What We Do
The Engaged Buddhist Alliance (EBA) provides college-level classes on Buddhism to incarcerated individuals in eight southern California state prisons. We employ a contemplative pedagogy that includes critical as well as experiential learning. The EBA serves as a hub to coordinate the efforts of member organizations working in California prisons and jails. We are working towards college accreditation for the classes we offer and are exploring with our member organizations how to offer reentry services. We do offer occasional reentry guidance to some of our students.
Why We Do It
Through the Buddhist understanding of interdependence, we see the over 2.4 million people incarcerated in the U.S. today as a manifestation of collective suffering and injustice.

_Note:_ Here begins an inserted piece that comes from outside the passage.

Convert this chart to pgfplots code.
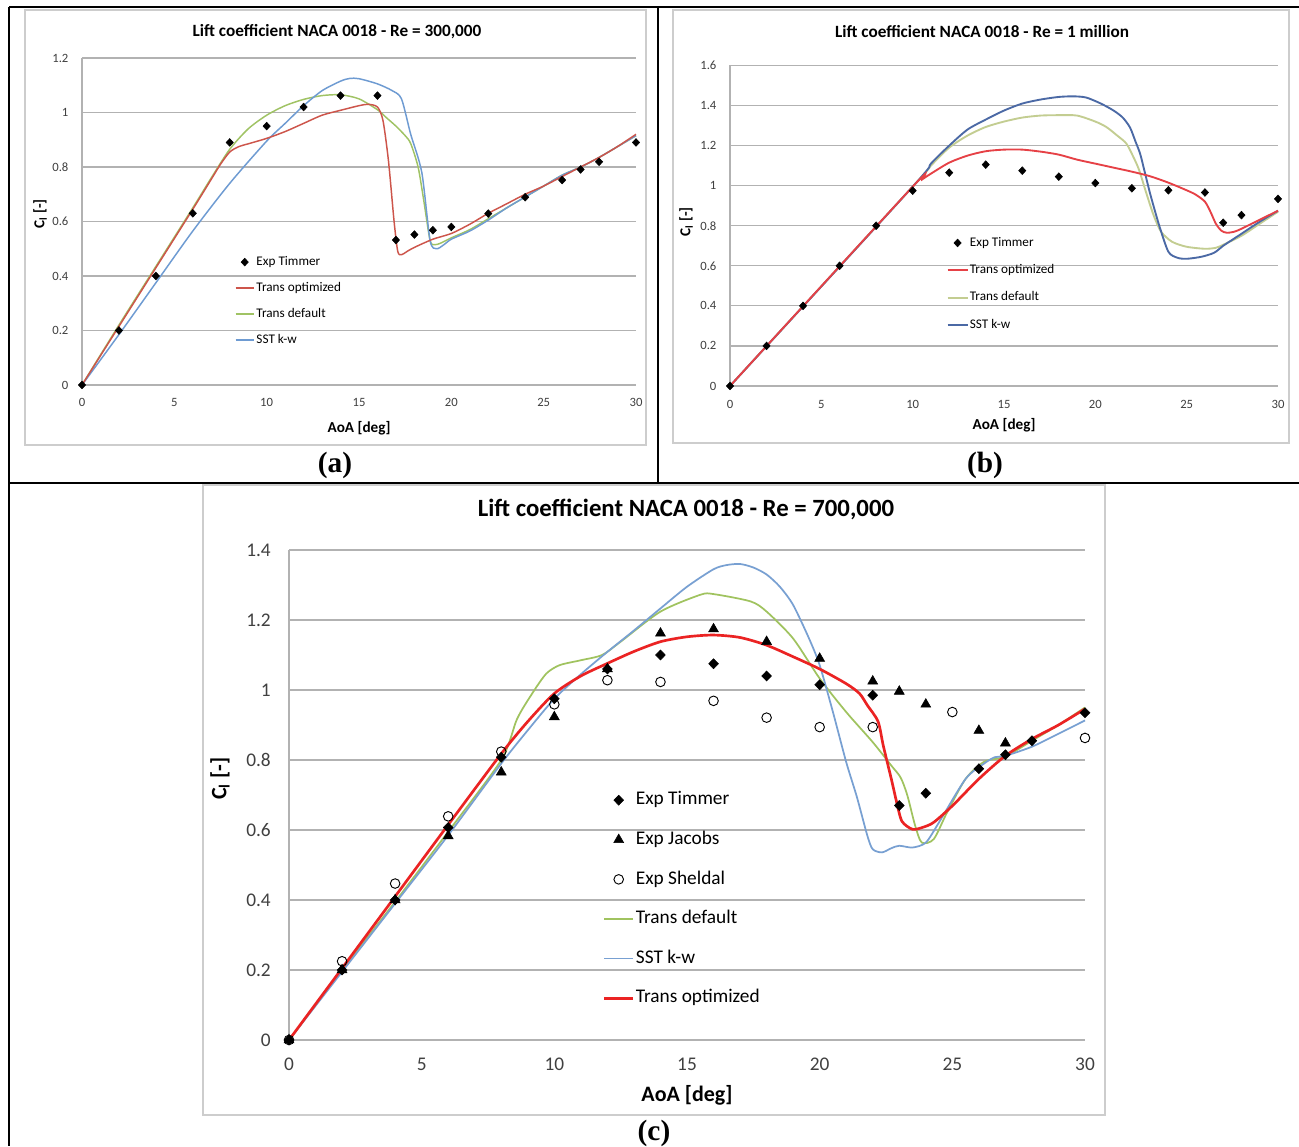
\documentclass[border=0pt]{standalone}
\usepackage{pgfplots}
\pgfplotsset{compat=1.18}
\usepackage{fontspec}
\setmainfont{Carlito}
\newfontfamily\tnr{Liberation Serif}
\newcommand{\fs}[1]{\fontsize{#1}{#1}\selectfont}

\definecolor{ablue}{RGB}{110,155,210}
\definecolor{agreen}{RGB}{160,195,100}
\definecolor{ared}{RGB}{205,85,75}
\definecolor{bblue}{RGB}{75,105,165}
\definecolor{bgreen}{RGB}{195,205,145}
\definecolor{bred}{RGB}{230,65,70}
\definecolor{cblue}{RGB}{120,160,210}
\definecolor{cgreen}{RGB}{160,195,95}
\definecolor{cred}{RGB}{235,35,35}
\definecolor{gridgray}{RGB}{178,178,178}
\definecolor{framegray}{RGB}{205,205,205}

\pgfplotsset{
  excel/.style={
    scale only axis, clip=false,
    xmin=0, xmax=30, enlargelimits=false,
    axis x line=bottom, axis y line=left,
    axis line style={draw=gridgray, line width=0.9pt, -},
    ymajorgrids, grid style={draw=gridgray, line width=0.9pt},
    major tick length=0pt,
    xtick={0,5,10,15,20,25,30},
    /pgf/number format/assume math mode=true,
    tick label style={text=black!75},
    legend cell align=left,
  },
  sm/.style={smooth, tension=0.45},
  linelegend/.style={legend image code/.code={\draw[##1] (0pt,0pt) -- (#1,0pt);}},
  marklegend/.style={legend image code/.code={\draw[mark repeat=2,mark phase=2,##1] plot coordinates {(0pt,0pt) (#1/2,0pt) (#1,0pt)};}},
}

\begin{document}
\begin{tikzpicture}
\path[use as bounding box, fill=white] (0pt,0pt) rectangle (974.25pt,859.5pt);

\begin{scope}[x=0.75pt,y=-0.75pt,shift={(0pt,859.5pt)}]
  % chart frames
  \draw[framegray, line width=1.1pt] (25,10) rectangle (646,445);
  \draw[framegray, line width=1.1pt] (673,10) rectangle (1289,443);
  \draw[framegray, line width=1.1pt] (203,485) rectangle (1105,1115);
  % table lines
  \draw[black, line width=1pt] (9,7) -- (1299,7);
  \draw[black, line width=1pt] (9,7) -- (9,1146);
  \draw[black, line width=1pt] (658,7) -- (658,483);
  \draw[black, line width=1pt] (9,483) -- (1299,483);
  % titles
  \node[font=\fs{12.9}\bfseries] at (337,32) {Lift coefficient NACA 0018 - Re = 300,000};
  \node[font=\fs{12.9}\bfseries] at (982,32) {Lift coefficient NACA 0018 - Re = 1 million};
  \node[font=\fs{18.6}\bfseries] at (686,509) {Lift coefficient NACA 0018 - Re = 700,000};
  % panel labels
  \node[font=\tnr\fs{22}\bfseries] at (335,465) {(a)};
  \node[font=\tnr\fs{22}\bfseries] at (985,465) {(b)};
  \node[font=\tnr\fs{22}\bfseries] at (654,1133) {(c)};
\end{scope}

%%%%%%%%%%%%%%%% (a)
\begin{axis}[excel,
  at={(61.5pt,570.75pt)}, anchor=origin,
  width=415.5pt, height=245.25pt,
  ymin=0, ymax=1.2,
  ytick={0,0.2,0.4,0.6,0.8,1,1.2},
  yticklabels={0,0.2,0.4,0.6,0.8,1,1.2},
  tick label style={font=\fs{9.5}},
  yticklabel style={inner sep=0pt, xshift=-10pt},
  xticklabel style={inner sep=0pt, yshift=-10pt},
  xlabel={AoA [deg]}, ylabel={C\textsubscript{l} [-]},
  label style={font=\fs{11.4}\bfseries},
  xlabel style={at={(axis description cs:0.5,-0.1315)}, anchor=center},
  ylabel style={at={(axis description cs:-0.0758,0.523)}, anchor=center},
  legend style={draw=none, fill=none, at={(axis cs:8.285,0.473)}, anchor=north west,
    inner sep=0pt, outer sep=0pt, row sep=10.5pt, column sep=1.5pt,
    nodes={inner sep=0pt, text height=7pt, text depth=2pt, font=\fs{9.9}}},
]
\addplot[agreen, line width=1.1pt, sm, forget plot] coordinates {
(0,0) (2,0.22) (4,0.435) (6,0.65) (7,0.76) (8,0.865) (9,0.94) (10,0.99) (11,1.025) (12,1.048) (13,1.062) (14,1.065) (15,1.05) (16,1.01) (16.5,0.98) (17,0.95) (17.5,0.915) (17.8,0.886) (18.2,0.80) (18.5,0.68) (18.85,0.53) (19.1,0.515) (19.4,0.52) (20,0.54) (21,0.57) (22,0.61) (23,0.65) (24,0.69) (25,0.73) (26,0.77) (27,0.80) (28,0.835) (30,0.915)};
\addplot[ablue, line width=1.1pt, sm, forget plot] coordinates {
(0,0) (2,0.185) (4,0.375) (6,0.565) (8,0.74) (10,0.895) (11,0.96) (12,1.025) (13,1.08) (14,1.115) (14.5,1.125) (15,1.124) (16,1.105) (16.8,1.08) (17.3,1.05) (17.8,0.92) (18.4,0.78) (18.85,0.53) (19.2,0.50) (19.6,0.515) (20,0.535) (21,0.565) (22,0.605) (23,0.65) (24,0.69) (25,0.73) (26,0.77) (27,0.80) (28,0.835) (30,0.915)};
\addplot[ared, line width=1.1pt, sm, forget plot] coordinates {
(0,0) (2,0.215) (4,0.43) (6,0.645) (7,0.755) (7.5,0.81) (8,0.855) (8.5,0.875) (9,0.885) (10,0.905) (11,0.93) (12,0.96) (13,0.99) (14,1.008) (15,1.025) (15.5,1.03) (16,1.02) (16.3,0.97) (16.6,0.82) (16.9,0.6) (17.1,0.49) (17.3,0.478) (17.6,0.49) (18,0.505) (19,0.535) (20,0.556) (21,0.59) (22,0.63) (23,0.665) (24,0.70) (25,0.73) (26,0.765) (27,0.80) (28,0.835) (29,0.875) (30,0.92)};
\addplot[only marks, mark=diamond*, mark size=2.9pt, mark options={xscale=1.25, fill=black, draw=black}, marklegend=13.5pt] coordinates {
(0,0) (2,0.2) (4,0.4) (6,0.63) (8,0.89) (10,0.95) (12,1.02) (14,1.062) (16,1.062) (17,0.532) (18,0.552) (19,0.568) (20,0.58) (22,0.629) (24,0.689) (26,0.752) (27,0.791) (28,0.819) (30,0.89)};
\addlegendentry{Exp Timmer}
\addlegendimage{ared, line width=1.1pt, linelegend=13.5pt}
\addlegendentry{Trans optimized}
\addlegendimage{agreen, line width=1.1pt, linelegend=13.5pt}
\addlegendentry{Trans default}
\addlegendimage{ablue, line width=1.1pt, linelegend=13.5pt}
\addlegendentry{SST k-w}
\end{axis}

%%%%%%%%%%%%%%%% (b)
\begin{axis}[excel,
  at={(547.5pt,570pt)}, anchor=origin,
  width=411pt, height=240.375pt,
  ymin=0, ymax=1.6,
  ytick={0,0.2,0.4,0.6,0.8,1,1.2,1.4,1.6},
  yticklabels={0,0.2,0.4,0.6,0.8,1,1.2,1.4,1.6},
  tick label style={font=\fs{9.5}},
  yticklabel style={inner sep=0pt, xshift=-10pt},
  xticklabel style={inner sep=0pt, yshift=-10.5pt},
  xlabel={AoA [deg]}, ylabel={C\textsubscript{l} [-]},
  label style={font=\fs{11.4}\bfseries},
  xlabel style={at={(axis description cs:0.5,-0.1217)}, anchor=center},
  ylabel style={at={(axis description cs:-0.0803,0.512)}, anchor=center},
  legend style={draw=none, fill=none, at={(axis cs:11.86,0.744)}, anchor=north west,
    inner sep=0pt, outer sep=0pt, row sep=11.5pt, column sep=1pt,
    nodes={inner sep=0pt, text height=7pt, text depth=2pt, font=\fs{9.9}}},
]
\addplot[bgreen, line width=1.4pt, sm, forget plot] coordinates {
(0,0) (10,0.995) (11,1.1) (12,1.19) (13,1.25) (14,1.293) (15,1.32) (16,1.34) (17,1.35) (18,1.352) (19,1.35) (20,1.32) (20.6,1.293) (21.2,1.25) (21.7,1.21) (22.1,1.14) (22.4,1.077) (22.8,0.96) (23.2,0.85) (23.6,0.77) (24.2,0.72) (25,0.695) (26,0.685) (26.6,0.69) (27,0.705) (28,0.75) (29,0.81) (30,0.87)};
\addplot[bblue, line width=1.4pt, sm, forget plot] coordinates {
(0,0) (10,0.995) (11,1.11) (12,1.2) (13,1.28) (14,1.33) (15,1.375) (16,1.41) (17,1.43) (18,1.443) (18.8,1.446) (19.5,1.44) (20.3,1.41) (21,1.375) (21.5,1.34) (21.9,1.29) (22.2,1.22) (22.45,1.16) (22.7,1.07) (23,0.96) (23.5,0.80) (24,0.67) (24.5,0.64) (25,0.635) (25.8,0.645) (26.5,0.665) (27,0.70) (27.5,0.73) (28,0.76) (29,0.82) (30,0.875)};
\addplot[bred, line width=1.4pt, sm, forget plot] coordinates {
(0,0) (10,0.995) (10.5,1.03) (11,1.06) (12,1.115) (13,1.15) (14,1.172) (15,1.18) (16,1.18) (17,1.17) (18,1.155) (19,1.13) (20,1.11) (21,1.09) (22,1.07) (23,1.047) (24,1.015) (25,0.977) (25.5,0.955) (26,0.92) (26.3,0.87) (26.6,0.81) (26.9,0.775) (27.2,0.765) (27.6,0.77) (28,0.785) (29,0.83) (30,0.875)};
\addplot[only marks, mark=diamond*, mark size=2.9pt, mark options={xscale=1.25, fill=black, draw=black}, marklegend=15pt] coordinates {
(0,0) (2,0.2) (4,0.4) (6,0.6) (8,0.8) (10,0.975) (12,1.065) (14,1.105) (16,1.075) (18,1.045) (20,1.013) (22,0.987) (24,0.977) (26,0.966) (27,0.815) (28,0.853) (30,0.934)};
\addlegendentry{Exp Timmer}
\addlegendimage{bred, line width=1.4pt, linelegend=15pt}
\addlegendentry{Trans optimized}
\addlegendimage{bgreen, line width=1.4pt, linelegend=15pt}
\addlegendentry{Trans default}
\addlegendimage{bblue, line width=1.4pt, linelegend=15pt}
\addlegendentry{SST k-w}
\end{axis}

%%%%%%%%%%%%%%%% (c)
\begin{axis}[excel,
  at={(216.75pt,79.5pt)}, anchor=origin,
  width=597pt, height=367.5pt,
  ymin=0, ymax=1.4,
  ytick={0,0.2,0.4,0.6,0.8,1,1.2,1.4},
  yticklabels={0,0.2,0.4,0.6,0.8,1,1.2,1.4},
  axis line style={draw=gridgray, line width=1.1pt, -},
  grid style={draw=gridgray, line width=1.1pt},
  tick label style={font=\fs{14.5}},
  yticklabel style={inner sep=0pt, xshift=-13.5pt},
  xticklabel style={inner sep=0pt, yshift=-13pt},
  xlabel={AoA [deg]}, ylabel={C\textsubscript{l} [-]},
  label style={font=\fs{16.5}\bfseries},
  xlabel style={at={(axis description cs:0.5,-0.1122)}, anchor=center},
  ylabel style={at={(axis description cs:-0.0867,0.533)}, anchor=center},
  legend style={draw=none, fill=none, at={(axis cs:11.83,0.71)}, anchor=north west,
    inner sep=0pt, outer sep=0pt, row sep=16.7pt, column sep=1pt,
    nodes={inner sep=0pt, text height=10pt, text depth=3pt, font=\fs{14.5}}},
]
\addplot[cgreen, line width=1.3pt, sm, forget plot] coordinates {
(0,0) (2,0.2) (4,0.395) (6,0.595) (8,0.8) (8.6,0.918) (9.2,0.994) (9.7,1.047) (10.2,1.071) (11,1.085) (11.8,1.1) (12.5,1.138) (14,1.224) (15.5,1.272) (16,1.274) (17.4,1.253) (18,1.224) (19,1.147) (20,1.033) (21,0.937) (22,0.851) (22.7,0.784) (23.05,0.75) (23.3,0.70) (23.6,0.612) (23.85,0.564) (24.3,0.574) (24.8,0.65) (25.5,0.746) (26.2,0.795) (27,0.81) (28,0.855) (29,0.9) (30,0.95)};
\addplot[cblue, line width=1.3pt, sm, forget plot] coordinates {
(0,0) (2,0.195) (4,0.39) (6,0.585) (8,0.79) (9,0.885) (10,0.975) (11,1.045) (12,1.109) (13,1.17) (14,1.233) (15,1.295) (16,1.345) (16.5,1.357) (17,1.36) (17.5,1.35) (18,1.33) (18.5,1.295) (19,1.243) (19.6,1.147) (20,1.071) (20.5,0.937) (21,0.794) (21.4,0.695) (21.8,0.583) (22,0.545) (22.35,0.536) (22.7,0.548) (23,0.555) (23.5,0.55) (24,0.564) (24.5,0.622) (25.5,0.746) (26.2,0.79) (26.6,0.808) (27,0.812) (28,0.838) (29,0.875) (30,0.913)};
\addplot[cred, line width=2pt, sm, forget plot] coordinates {
(0,0) (2,0.205) (4,0.41) (6,0.615) (8,0.818) (9,0.91) (10,0.99) (11,1.04) (12,1.076) (13,1.11) (14,1.138) (15,1.152) (16,1.157) (17,1.15) (18,1.128) (19,1.095) (20,1.06) (21,1.018) (21.5,0.99) (21.8,0.956) (22.2,0.91) (22.4,0.84) (22.7,0.746) (22.9,0.68) (23.1,0.625) (23.5,0.602) (23.9,0.608) (24.3,0.622) (25,0.669) (26,0.746) (27,0.812) (28,0.86) (29,0.9) (30,0.946)};
\addplot[only marks, mark=diamond*, mark size=3.75pt, mark options={xscale=1.3, fill=black, draw=black}, marklegend=21.75pt] coordinates {
(0,0) (2,0.2) (4,0.4) (6,0.607) (8,0.808) (10,0.975) (12,1.06) (14,1.10) (16,1.075) (18,1.04) (20,1.015) (22,0.985) (23,0.67) (24,0.705) (26,0.775) (27,0.815) (28,0.855) (30,0.935)};
\addlegendentry{Exp Timmer}
\addplot[only marks, mark=triangle*, mark size=4.3pt, mark options={fill=black, draw=black}, marklegend=21.75pt] coordinates {
(0,0) (2,0.2) (4,0.4) (6,0.583) (8,0.765) (10,0.923) (12,1.06) (14,1.162) (16,1.174) (18,1.138) (20,1.09) (22,1.025) (23,0.996) (24,0.959) (26,0.884) (27,0.848)};
\addlegendentry{Exp Jacobs}
\addplot[only marks, mark=o, mark size=3.6pt, mark options={draw=black, line width=0.7pt}, marklegend=21.75pt] coordinates {
(0,0) (2,0.225) (4,0.447) (6,0.639) (8,0.824) (10,0.959) (12,1.028) (14,1.023) (16,0.969) (18,0.921) (20,0.894) (22,0.894) (25,0.937) (30,0.863)};
\addlegendentry{Exp Sheldal}
\addlegendimage{cgreen, line width=1.3pt, linelegend=21.75pt}
\addlegendentry{Trans default}
\addlegendimage{cblue, line width=1.3pt, linelegend=21.75pt}
\addlegendentry{SST k-w}
\addlegendimage{cred, line width=2pt, linelegend=21.75pt}
\addlegendentry{Trans optimized}
\end{axis}
\end{tikzpicture}
\end{document}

Based on this awareness we feel compelled to act out of compassion. According to a study published in 2013 by the Rand Corporation, incarcerated individuals who engage in education programs lower their odds of recidivism by 43%. The study also showed that for every dollar spent on prison education, five dollars were saved in future incarceration costs.
How We Got Started
Berkeley professor emeritus and renowned Buddhist scholar, Dr. Lewis Lancaster, proposed in the Spring of 2013 that graduate students at the University of the West (a Buddhist University in East Los Angeles) begin teaching college-level classes in southern Californian state prisons. A number of religious studies and divinity students responded to his invitation. Another motivating factor for the students was reading Michelle Alexander's book, The New Jim Crow, as part of a divinity class at UWest which looked at the causes and conditions of mass incarceration. With the help of Dr. Lancaster's friend Danny Tam and his San Diego-based organization, the International Bodhisattva Sangha(IBS), classes started at Calipatria and Chuckawalla state prisons in the summer of 2013. IBS has been offering Buddhist services to prisons in California for the past 20 years.